*Requirement*:
Give the listing again character for character, but drop the images.

*Given material*:
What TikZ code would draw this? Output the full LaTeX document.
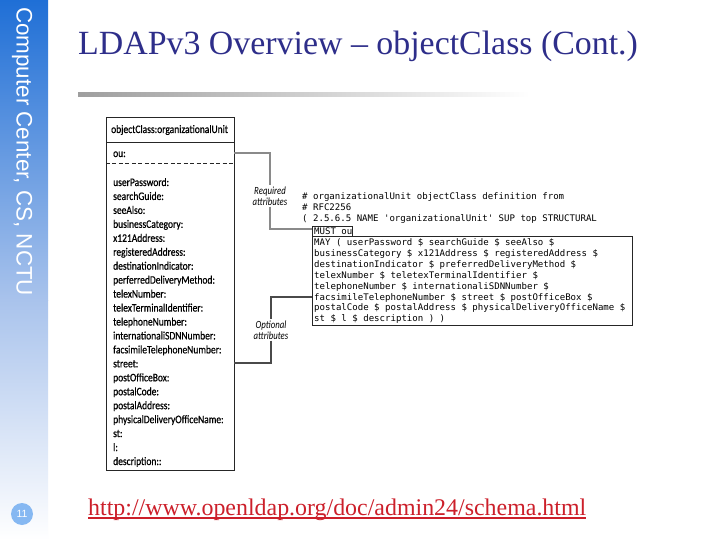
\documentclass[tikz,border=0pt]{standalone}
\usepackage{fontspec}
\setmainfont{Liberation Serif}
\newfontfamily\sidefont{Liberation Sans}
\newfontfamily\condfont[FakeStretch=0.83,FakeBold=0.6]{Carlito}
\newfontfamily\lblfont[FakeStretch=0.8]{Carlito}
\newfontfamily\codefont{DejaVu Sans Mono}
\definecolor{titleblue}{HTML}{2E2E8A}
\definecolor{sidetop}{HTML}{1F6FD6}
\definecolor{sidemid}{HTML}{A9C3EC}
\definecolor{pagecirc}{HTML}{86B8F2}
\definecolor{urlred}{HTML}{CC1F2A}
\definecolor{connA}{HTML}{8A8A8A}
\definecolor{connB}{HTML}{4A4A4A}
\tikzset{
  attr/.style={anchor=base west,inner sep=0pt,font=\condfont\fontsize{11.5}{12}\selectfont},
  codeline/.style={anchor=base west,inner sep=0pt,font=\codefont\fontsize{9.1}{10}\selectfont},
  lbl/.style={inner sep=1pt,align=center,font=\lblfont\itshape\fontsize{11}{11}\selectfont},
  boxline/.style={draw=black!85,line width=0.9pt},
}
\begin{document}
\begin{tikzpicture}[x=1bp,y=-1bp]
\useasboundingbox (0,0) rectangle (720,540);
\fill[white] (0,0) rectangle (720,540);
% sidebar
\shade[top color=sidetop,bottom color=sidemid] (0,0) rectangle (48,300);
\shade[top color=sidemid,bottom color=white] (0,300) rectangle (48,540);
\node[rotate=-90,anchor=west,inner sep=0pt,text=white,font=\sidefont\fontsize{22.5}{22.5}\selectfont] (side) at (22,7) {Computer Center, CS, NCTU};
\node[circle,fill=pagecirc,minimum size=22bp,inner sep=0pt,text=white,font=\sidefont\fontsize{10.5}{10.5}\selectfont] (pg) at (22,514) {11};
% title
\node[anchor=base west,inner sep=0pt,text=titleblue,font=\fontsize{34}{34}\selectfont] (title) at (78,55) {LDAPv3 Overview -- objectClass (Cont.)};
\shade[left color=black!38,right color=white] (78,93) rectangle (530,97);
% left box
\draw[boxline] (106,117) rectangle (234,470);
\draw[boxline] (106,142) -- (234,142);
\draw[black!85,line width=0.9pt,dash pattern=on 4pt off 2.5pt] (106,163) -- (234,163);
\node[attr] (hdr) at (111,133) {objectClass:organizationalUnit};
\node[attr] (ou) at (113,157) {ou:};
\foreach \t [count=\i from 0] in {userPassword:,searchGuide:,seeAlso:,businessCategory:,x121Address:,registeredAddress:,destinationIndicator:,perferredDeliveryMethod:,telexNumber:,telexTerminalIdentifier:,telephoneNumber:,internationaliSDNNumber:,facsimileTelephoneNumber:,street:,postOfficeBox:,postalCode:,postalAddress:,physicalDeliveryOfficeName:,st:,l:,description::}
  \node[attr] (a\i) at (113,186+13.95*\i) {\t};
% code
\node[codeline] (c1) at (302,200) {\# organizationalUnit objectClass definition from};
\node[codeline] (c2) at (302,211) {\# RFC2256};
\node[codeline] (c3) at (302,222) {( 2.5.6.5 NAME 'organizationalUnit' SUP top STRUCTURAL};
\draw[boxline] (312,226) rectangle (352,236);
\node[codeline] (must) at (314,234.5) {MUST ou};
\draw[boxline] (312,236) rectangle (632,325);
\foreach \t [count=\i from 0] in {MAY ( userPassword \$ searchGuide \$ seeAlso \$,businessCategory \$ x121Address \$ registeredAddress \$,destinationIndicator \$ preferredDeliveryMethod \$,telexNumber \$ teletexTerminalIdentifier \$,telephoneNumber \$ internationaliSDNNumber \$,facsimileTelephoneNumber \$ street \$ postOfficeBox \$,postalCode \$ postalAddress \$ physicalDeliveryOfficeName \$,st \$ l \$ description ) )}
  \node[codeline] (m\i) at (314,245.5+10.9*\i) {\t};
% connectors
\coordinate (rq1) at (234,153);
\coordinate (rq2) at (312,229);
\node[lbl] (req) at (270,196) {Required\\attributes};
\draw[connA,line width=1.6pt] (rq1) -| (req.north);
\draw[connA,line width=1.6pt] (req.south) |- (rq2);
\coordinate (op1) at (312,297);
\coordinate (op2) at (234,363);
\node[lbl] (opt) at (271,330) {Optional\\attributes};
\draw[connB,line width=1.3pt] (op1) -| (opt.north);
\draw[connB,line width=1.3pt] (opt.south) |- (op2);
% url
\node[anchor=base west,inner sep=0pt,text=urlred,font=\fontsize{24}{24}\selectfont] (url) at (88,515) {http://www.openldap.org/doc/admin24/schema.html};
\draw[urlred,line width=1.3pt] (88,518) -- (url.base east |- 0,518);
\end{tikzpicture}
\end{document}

*Output of the task*:
What TikZ code would draw this? Output the full LaTeX document.
\documentclass[tikz,border=0pt]{standalone}
\usepackage{fontspec}
\setmainfont{Liberation Serif}
\newfontfamily\sidefont{Liberation Sans}
\newfontfamily\condfont[FakeStretch=0.83,FakeBold=0.6]{Carlito}
\newfontfamily\lblfont[FakeStretch=0.8]{Carlito}
\newfontfamily\codefont{DejaVu Sans Mono}
\definecolor{titleblue}{HTML}{2E2E8A}
\definecolor{sidetop}{HTML}{1F6FD6}
\definecolor{sidemid}{HTML}{A9C3EC}
\definecolor{pagecirc}{HTML}{86B8F2}
\definecolor{urlred}{HTML}{CC1F2A}
\definecolor{connA}{HTML}{8A8A8A}
\definecolor{connB}{HTML}{4A4A4A}
\tikzset{
  attr/.style={anchor=base west,inner sep=0pt,font=\condfont\fontsize{11.5}{12}\selectfont},
  codeline/.style={anchor=base west,inner sep=0pt,font=\codefont\fontsize{9.1}{10}\selectfont},
  lbl/.style={inner sep=1pt,align=center,font=\lblfont\itshape\fontsize{11}{11}\selectfont},
  boxline/.style={draw=black!85,line width=0.9pt},
}
\begin{document}
\begin{tikzpicture}[x=1bp,y=-1bp]
\useasboundingbox (0,0) rectangle (720,540);
\fill[white] (0,0) rectangle (720,540);
% sidebar
\shade[top color=sidetop,bottom color=sidemid] (0,0) rectangle (48,300);
\shade[top color=sidemid,bottom color=white] (0,300) rectangle (48,540);
\node[rotate=-90,anchor=west,inner sep=0pt,text=white,font=\sidefont\fontsize{22.5}{22.5}\selectfont] (side) at (22,7) {Computer Center, CS, NCTU};
\node[circle,fill=pagecirc,minimum size=22bp,inner sep=0pt,text=white,font=\sidefont\fontsize{10.5}{10.5}\selectfont] (pg) at (22,514) {11};
% title
\node[anchor=base west,inner sep=0pt,text=titleblue,font=\fontsize{34}{34}\selectfont] (title) at (78,55) {LDAPv3 Overview -- objectClass (Cont.)};
\shade[left color=black!38,right color=white] (78,93) rectangle (530,97);
% left box
\draw[boxline] (106,117) rectangle (234,470);
\draw[boxline] (106,142) -- (234,142);
\draw[black!85,line width=0.9pt,dash pattern=on 4pt off 2.5pt] (106,163) -- (234,163);
\node[attr] (hdr) at (111,133) {objectClass:organizationalUnit};
\node[attr] (ou) at (113,157) {ou:};
\foreach \t [count=\i from 0] in {userPassword:,searchGuide:,seeAlso:,businessCategory:,x121Address:,registeredAddress:,destinationIndicator:,perferredDeliveryMethod:,telexNumber:,telexTerminalIdentifier:,telephoneNumber:,internationaliSDNNumber:,facsimileTelephoneNumber:,street:,postOfficeBox:,postalCode:,postalAddress:,physicalDeliveryOfficeName:,st:,l:,description::}
  \node[attr] (a\i) at (113,186+13.95*\i) {\t};
% code
\node[codeline] (c1) at (302,200) {\# organizationalUnit objectClass definition from};
\node[codeline] (c2) at (302,211) {\# RFC2256};
\node[codeline] (c3) at (302,222) {( 2.5.6.5 NAME 'organizationalUnit' SUP top STRUCTURAL};
\draw[boxline] (312,226) rectangle (352,236);
\node[codeline] (must) at (314,234.5) {MUST ou};
\draw[boxline] (312,236) rectangle (632,325);
\foreach \t [count=\i from 0] in {MAY ( userPassword \$ searchGuide \$ seeAlso \$,businessCategory \$ x121Address \$ registeredAddress \$,destinationIndicator \$ preferredDeliveryMethod \$,telexNumber \$ teletexTerminalIdentifier \$,telephoneNumber \$ internationaliSDNNumber \$,facsimileTelephoneNumber \$ street \$ postOfficeBox \$,postalCode \$ postalAddress \$ physicalDeliveryOfficeName \$,st \$ l \$ description ) )}
  \node[codeline] (m\i) at (314,245.5+10.9*\i) {\t};
% connectors
\coordinate (rq1) at (234,153);
\coordinate (rq2) at (312,229);
\node[lbl] (req) at (270,196) {Required\\attributes};
\draw[connA,line width=1.6pt] (rq1) -| (req.north);
\draw[connA,line width=1.6pt] (req.south) |- (rq2);
\coordinate (op1) at (312,297);
\coordinate (op2) at (234,363);
\node[lbl] (opt) at (271,330) {Optional\\attributes};
\draw[connB,line width=1.3pt] (op1) -| (opt.north);
\draw[connB,line width=1.3pt] (opt.south) |- (op2);
% url
\node[anchor=base west,inner sep=0pt,text=urlred,font=\fontsize{24}{24}\selectfont] (url) at (88,515) {http://www.openldap.org/doc/admin24/schema.html};
\draw[urlred,line width=1.3pt] (88,518) -- (url.base east |- 0,518);
\end{tikzpicture}
\end{document}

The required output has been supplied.